-- start --

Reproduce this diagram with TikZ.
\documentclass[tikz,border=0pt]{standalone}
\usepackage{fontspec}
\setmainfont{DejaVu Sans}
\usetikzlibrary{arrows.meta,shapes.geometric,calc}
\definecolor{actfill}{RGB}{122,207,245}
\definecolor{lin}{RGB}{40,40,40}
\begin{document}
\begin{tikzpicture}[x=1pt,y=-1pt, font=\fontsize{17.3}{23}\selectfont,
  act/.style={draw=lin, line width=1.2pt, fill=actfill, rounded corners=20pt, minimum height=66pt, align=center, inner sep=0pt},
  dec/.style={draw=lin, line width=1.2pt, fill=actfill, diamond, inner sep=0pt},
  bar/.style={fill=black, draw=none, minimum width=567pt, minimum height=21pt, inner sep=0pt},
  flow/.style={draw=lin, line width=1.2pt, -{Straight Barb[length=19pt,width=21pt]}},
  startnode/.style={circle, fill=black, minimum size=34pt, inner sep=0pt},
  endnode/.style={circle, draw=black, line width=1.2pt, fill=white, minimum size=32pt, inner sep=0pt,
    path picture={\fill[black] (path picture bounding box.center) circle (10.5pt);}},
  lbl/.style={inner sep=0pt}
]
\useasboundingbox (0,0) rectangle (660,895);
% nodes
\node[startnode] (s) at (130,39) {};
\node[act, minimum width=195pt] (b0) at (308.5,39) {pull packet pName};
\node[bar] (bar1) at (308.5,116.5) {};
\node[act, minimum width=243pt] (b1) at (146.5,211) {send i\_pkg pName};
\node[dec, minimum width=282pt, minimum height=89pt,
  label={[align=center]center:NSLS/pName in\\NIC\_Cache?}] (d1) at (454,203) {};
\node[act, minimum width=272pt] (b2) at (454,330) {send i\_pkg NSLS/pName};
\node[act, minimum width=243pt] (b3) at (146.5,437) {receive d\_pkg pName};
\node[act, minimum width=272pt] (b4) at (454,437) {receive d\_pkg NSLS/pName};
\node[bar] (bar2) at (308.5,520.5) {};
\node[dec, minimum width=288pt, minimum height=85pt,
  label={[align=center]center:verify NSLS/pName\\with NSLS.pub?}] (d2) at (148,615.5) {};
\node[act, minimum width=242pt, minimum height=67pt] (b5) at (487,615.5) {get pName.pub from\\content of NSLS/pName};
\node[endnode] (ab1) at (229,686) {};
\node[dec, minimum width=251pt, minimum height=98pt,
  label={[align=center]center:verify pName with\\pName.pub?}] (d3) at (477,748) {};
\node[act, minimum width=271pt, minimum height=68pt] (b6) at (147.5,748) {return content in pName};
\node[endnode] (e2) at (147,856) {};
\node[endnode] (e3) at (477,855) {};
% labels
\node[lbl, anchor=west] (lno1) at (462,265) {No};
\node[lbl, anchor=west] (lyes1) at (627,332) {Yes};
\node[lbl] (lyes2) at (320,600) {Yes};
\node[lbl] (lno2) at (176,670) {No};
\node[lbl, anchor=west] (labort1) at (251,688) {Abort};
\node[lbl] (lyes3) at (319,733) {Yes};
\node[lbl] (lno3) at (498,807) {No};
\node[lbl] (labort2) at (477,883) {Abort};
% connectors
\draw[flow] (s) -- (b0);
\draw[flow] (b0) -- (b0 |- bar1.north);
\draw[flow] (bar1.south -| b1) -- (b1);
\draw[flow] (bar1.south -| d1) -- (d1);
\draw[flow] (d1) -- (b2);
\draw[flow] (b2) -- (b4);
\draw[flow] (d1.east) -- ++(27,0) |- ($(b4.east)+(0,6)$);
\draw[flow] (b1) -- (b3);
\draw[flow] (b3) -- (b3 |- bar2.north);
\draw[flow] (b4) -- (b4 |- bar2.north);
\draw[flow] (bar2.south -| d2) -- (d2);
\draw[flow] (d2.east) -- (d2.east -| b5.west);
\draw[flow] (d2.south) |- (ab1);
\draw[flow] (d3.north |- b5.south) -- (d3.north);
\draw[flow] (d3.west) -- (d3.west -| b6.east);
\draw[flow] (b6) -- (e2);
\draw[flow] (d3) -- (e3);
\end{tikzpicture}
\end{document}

-- end --
-- start --

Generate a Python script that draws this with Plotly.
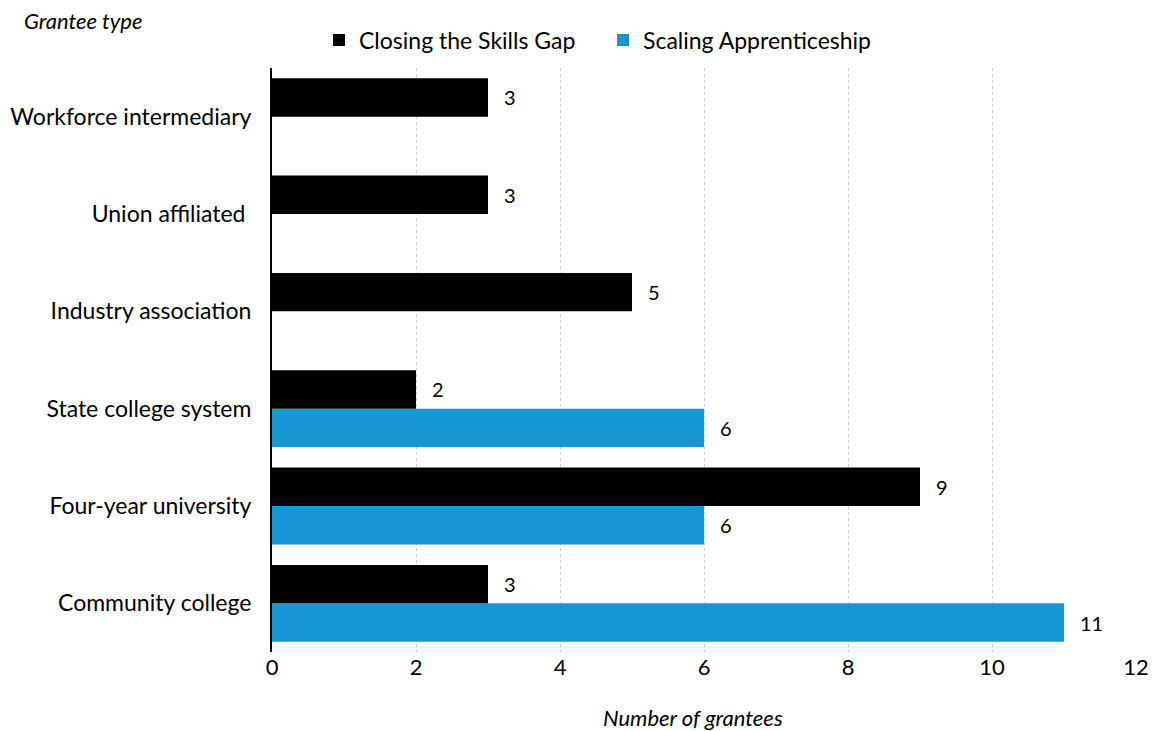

-- end --

◆ **WRITTEN EXERCISE**: Check each line of the records for the word "this" and extract those that contain it.

◆ **FULL SOLUTION**:
Reproduce this diagram with TikZ.
Generate a Python script that draws this with Plotly.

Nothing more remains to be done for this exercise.